Identify the lines bearing the string "matplotlib" and gather them.

## DATA IN THIS EXERCISE
● ● ● ● ●

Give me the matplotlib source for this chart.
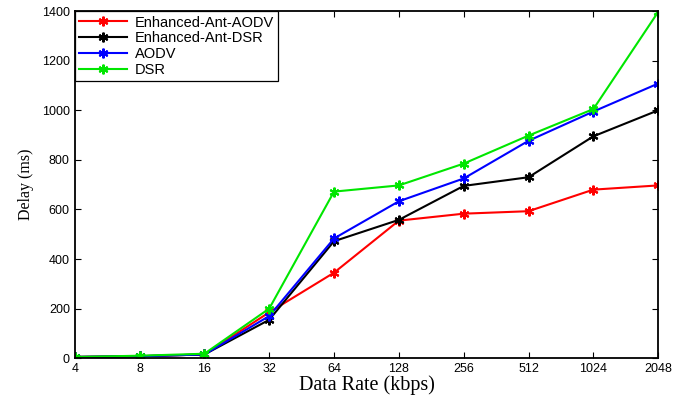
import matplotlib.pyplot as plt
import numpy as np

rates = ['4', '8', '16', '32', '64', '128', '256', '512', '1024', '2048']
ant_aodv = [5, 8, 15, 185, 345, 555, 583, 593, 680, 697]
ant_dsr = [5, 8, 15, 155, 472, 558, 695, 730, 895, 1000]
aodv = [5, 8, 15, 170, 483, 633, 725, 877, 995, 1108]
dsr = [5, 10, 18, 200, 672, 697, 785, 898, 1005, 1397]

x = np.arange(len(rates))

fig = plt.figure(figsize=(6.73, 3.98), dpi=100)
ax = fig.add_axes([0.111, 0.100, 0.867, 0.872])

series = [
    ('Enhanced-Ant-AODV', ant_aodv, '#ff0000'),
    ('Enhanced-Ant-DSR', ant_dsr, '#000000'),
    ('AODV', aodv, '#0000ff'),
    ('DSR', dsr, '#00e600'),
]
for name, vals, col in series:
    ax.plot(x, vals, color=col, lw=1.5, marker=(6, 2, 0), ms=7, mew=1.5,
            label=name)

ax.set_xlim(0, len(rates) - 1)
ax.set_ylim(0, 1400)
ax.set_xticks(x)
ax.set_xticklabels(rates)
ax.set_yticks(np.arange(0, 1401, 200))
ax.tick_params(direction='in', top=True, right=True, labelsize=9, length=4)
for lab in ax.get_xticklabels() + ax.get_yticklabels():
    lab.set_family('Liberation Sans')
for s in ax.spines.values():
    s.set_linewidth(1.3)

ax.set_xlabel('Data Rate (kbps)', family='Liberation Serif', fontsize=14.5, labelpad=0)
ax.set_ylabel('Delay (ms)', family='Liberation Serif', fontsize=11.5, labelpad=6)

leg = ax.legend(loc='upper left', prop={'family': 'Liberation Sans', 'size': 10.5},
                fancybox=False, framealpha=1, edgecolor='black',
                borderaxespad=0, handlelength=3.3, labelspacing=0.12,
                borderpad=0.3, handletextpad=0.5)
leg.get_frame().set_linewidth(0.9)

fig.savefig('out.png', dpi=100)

● ● ● ● ●

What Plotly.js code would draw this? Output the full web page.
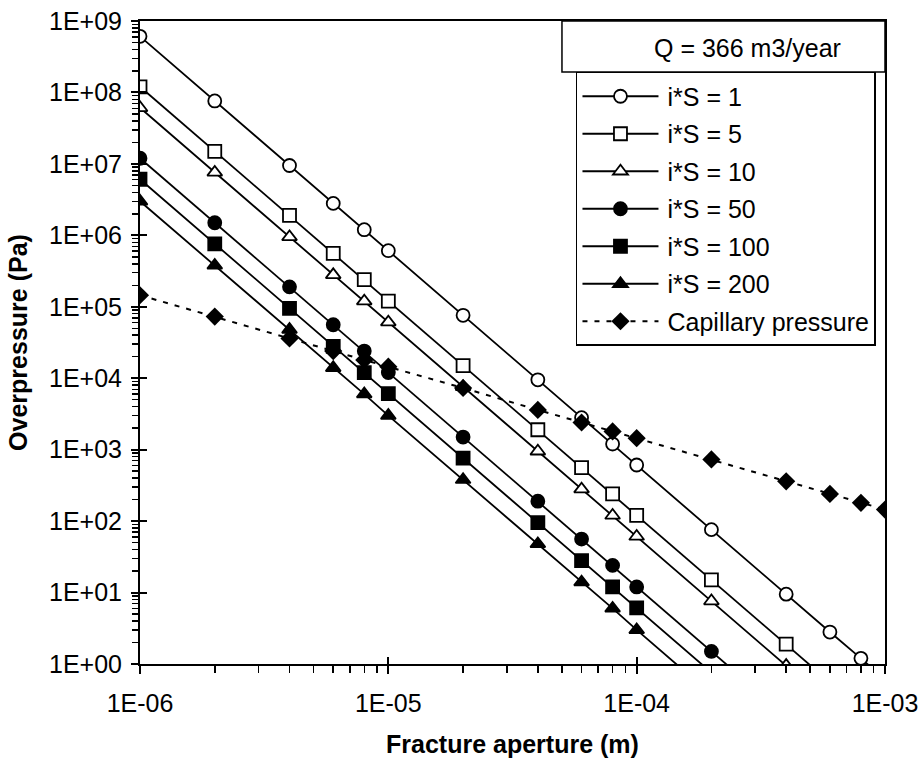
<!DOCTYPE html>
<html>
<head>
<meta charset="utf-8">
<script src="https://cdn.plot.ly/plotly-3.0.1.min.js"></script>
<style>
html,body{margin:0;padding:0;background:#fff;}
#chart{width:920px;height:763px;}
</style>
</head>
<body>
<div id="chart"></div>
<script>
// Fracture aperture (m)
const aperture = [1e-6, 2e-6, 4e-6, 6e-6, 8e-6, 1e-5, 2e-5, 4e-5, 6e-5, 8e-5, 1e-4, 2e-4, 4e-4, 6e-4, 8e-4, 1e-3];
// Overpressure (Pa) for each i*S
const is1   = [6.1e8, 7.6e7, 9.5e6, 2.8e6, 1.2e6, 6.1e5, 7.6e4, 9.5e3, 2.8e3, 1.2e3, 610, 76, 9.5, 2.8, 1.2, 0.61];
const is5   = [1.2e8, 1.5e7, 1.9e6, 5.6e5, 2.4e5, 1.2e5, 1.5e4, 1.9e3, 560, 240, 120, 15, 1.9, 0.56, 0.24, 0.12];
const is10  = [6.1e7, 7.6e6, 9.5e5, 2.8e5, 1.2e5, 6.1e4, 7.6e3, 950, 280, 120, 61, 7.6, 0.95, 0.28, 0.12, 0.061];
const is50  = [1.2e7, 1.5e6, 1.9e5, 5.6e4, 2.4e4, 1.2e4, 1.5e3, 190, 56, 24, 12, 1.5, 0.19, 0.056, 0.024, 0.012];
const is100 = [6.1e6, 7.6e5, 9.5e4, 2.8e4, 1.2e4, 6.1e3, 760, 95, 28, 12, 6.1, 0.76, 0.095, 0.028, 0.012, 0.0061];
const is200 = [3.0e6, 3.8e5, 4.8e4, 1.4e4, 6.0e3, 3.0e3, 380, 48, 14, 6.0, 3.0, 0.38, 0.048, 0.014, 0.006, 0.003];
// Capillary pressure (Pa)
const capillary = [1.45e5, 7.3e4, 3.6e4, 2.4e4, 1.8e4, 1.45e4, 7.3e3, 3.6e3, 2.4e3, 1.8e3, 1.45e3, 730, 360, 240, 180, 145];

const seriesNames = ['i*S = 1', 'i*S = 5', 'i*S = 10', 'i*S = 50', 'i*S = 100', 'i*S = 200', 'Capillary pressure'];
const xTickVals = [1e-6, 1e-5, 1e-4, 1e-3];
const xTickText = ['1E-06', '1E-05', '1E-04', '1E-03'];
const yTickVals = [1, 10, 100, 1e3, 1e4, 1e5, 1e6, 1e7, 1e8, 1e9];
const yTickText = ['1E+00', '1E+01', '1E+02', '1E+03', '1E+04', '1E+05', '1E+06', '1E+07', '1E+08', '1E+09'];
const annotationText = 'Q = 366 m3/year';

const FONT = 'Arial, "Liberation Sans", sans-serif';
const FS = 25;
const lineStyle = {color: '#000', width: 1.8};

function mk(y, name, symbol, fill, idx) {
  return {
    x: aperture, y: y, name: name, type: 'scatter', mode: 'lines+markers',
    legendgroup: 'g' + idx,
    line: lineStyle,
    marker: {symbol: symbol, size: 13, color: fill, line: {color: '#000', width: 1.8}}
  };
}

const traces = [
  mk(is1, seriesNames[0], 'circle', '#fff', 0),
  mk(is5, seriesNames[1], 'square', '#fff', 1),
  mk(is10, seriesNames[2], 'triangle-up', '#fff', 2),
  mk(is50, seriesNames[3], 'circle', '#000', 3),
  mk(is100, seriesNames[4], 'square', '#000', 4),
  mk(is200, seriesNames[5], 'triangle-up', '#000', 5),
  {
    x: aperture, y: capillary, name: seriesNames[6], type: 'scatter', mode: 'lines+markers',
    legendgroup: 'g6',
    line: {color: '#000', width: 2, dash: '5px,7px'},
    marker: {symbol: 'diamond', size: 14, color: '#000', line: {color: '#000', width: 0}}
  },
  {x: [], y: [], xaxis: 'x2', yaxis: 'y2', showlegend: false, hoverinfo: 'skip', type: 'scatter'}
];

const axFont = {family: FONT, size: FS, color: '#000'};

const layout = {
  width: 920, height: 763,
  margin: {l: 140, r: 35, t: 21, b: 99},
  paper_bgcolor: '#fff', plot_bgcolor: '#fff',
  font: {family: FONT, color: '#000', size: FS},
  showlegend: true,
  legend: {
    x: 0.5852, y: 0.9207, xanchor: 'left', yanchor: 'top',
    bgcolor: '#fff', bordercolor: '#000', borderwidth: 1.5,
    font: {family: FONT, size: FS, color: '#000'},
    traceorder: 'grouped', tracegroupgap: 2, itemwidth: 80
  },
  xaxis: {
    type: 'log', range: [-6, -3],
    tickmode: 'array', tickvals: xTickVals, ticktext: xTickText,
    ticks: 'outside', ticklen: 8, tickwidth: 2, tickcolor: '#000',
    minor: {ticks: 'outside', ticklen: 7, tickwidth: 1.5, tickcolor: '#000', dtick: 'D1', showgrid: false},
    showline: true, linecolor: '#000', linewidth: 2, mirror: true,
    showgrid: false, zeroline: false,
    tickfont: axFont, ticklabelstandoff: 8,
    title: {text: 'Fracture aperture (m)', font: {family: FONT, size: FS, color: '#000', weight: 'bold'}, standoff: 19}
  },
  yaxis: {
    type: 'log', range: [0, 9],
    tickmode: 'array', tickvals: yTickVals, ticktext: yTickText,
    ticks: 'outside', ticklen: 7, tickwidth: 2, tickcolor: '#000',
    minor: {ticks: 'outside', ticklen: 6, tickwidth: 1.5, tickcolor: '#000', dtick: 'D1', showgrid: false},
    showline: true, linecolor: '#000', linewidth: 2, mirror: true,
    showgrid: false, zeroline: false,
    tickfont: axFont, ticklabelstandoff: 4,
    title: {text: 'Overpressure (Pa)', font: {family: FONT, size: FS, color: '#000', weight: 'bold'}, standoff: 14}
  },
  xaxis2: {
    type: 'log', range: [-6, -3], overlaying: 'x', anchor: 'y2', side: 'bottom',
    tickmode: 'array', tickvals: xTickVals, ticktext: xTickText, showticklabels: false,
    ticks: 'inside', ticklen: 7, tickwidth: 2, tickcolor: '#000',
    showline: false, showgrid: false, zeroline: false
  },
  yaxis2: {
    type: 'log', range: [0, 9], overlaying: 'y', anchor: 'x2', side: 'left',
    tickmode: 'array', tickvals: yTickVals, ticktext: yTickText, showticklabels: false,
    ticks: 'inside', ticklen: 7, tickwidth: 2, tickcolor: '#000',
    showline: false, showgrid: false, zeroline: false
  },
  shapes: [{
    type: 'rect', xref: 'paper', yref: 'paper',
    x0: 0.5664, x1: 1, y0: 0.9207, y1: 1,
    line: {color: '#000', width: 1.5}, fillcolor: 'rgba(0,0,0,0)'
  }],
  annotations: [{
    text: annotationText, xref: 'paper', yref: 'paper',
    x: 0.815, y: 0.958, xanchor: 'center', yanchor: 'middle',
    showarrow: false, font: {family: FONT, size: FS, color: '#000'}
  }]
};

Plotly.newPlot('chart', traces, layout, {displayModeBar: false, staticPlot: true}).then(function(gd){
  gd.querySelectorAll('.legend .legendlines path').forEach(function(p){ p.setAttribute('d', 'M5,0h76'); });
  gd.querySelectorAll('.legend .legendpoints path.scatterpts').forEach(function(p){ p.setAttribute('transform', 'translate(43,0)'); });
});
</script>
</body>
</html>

● ● ● ● ●

## RIGHT ANSWER
Give me the matplotlib source for this chart.
import matplotlib.pyplot as plt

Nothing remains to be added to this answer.